Thanks to claims being made by the Vinyl Siding Institute and specific manufacturers, I’ve been hearing questions like these:
It’s pretty easy as a building-science wonk to dismiss this product: the added R-value of EPS is R-2 to R-2.7.
Also,the long strips of EPS are only step-jointed, and therefore not airtight. And eliminating or significantly reducing the free-draining and ventilating space—which are touted as so important to the moisture performance of conventional vinyl siding—is certainly a significant moisture-management change.
Fortunately, we don’t need to rely entirely on speculation. Two recent field studies include evaluation of the hygrothermal performance of insulated vinyl siding:
The industry study focused on thermal performance: increased exterior wall R-value, decreased thermal bridging, and increased airtightness. The study evaluated five different products from a range of manufacturers installed on five single-family detached homes, in five cities spanning three climate zones.
Standardized testing showed a range of increased R-value from 2.0 to 2.7; modest reductions in thermal bridging (as qualitatively assessed from thermal imaging); average increase in building airtightness of 11%; and utility bill savings ranging from 1% in Indiana to 11% in Colorado.
Next time around, I’d like the Vinyl Siding Institute to measure airtightness under both pressurization and depressurization. (I checked with Newport Ventures, and airtightness testing was only under depressurization.) It would be interesting to see if pushing the insulated vinyl siding out and off the wall assembly (during pressurization) would generate different airtightness results than pulling it in (during depressurization). Both pressurization and depressurization are relevant to air leakage in real-world buildings.
The NAHB Research Center study was a 22-month field investigation in Maryland (mixed-humid climate) comparing structural sheathing moisture content of multiple conventional wall assemblies that had wall claddings ranging from brick to stucco to conventional and insulated vinyl siding. The study included water injection testing (in August) at or near the structural sheathing layer. The water injection was designed to simulate leaking that might accompany a multi-day storm.

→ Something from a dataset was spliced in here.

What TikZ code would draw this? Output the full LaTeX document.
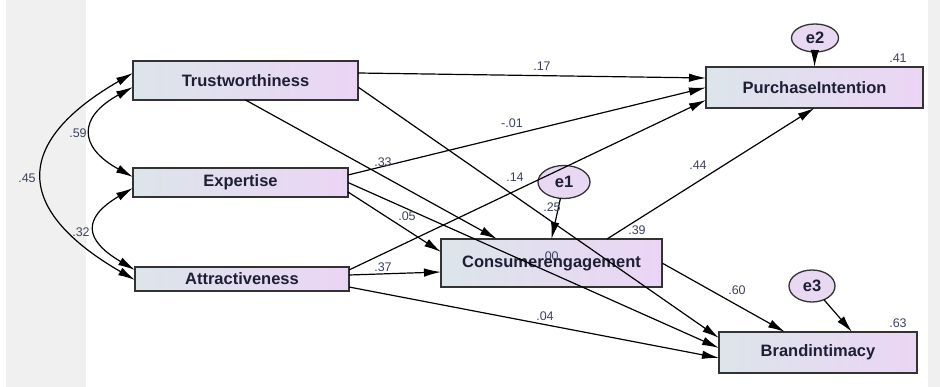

Both the insulated and conventional vinyl siding showed among the best drying capacities. The insulated vinyl siding performed the best (lowest structural sheathing moisture content) when there was no wetting event, and the conventional vinyl siding performed the best after the water injection testing. The slightly better drying capacity of the insulated vinyl siding was attributed to the warming of the insulated wall cavity by the siding insulation.
Conclusion? The introduction of the form-fitting insulation to the vinyl siding did not significantly reduce the drying potential of the vinyl siding in this field study.
I have to admit to being quite surprised at the superior drying ability of the insulated vinyl siding; I would think that filling most of the free-draining space of conventional vinyl siding with form-fitted EPS insulation would significantly reduce both free drainage and convective drying between the vinyl siding and the rest of the wall.
It’s quite possible that the specific conditions of this field test—including the mild climate—explain some portion of the results; it would be great to test this supposition with field-testing in harsher climates and different wall configurations, varying more than just the exterior claddings.
Enough building science; what is the demand for this unique product in the marketplace?
I asked Brian Knowles, project consultant with a Vermont company that installs quite a bit of vinyl siding, Jancewicz & Son, what he thought of the insulated vinyl siding products.
“The studies confirmed what my general sense of the insulated vinyl siding was,” says Brian. “The modest improvement in thermal performance is less of a selling point than the improved stiffness and sense of robustness that the insulated vinyl siding provides.”
Based on Brian’s estimates, the cost premium is significant: the insulated version of a colonial white siding, compared with the conventional product from the same manufacturer “carries a 50% cost increase” just for siding materials, he said. “The trim and finishing components for insulated siding are also at a premium and should be considered as well,” Brian adds. “However, the increases are much smaller,” up to 20%.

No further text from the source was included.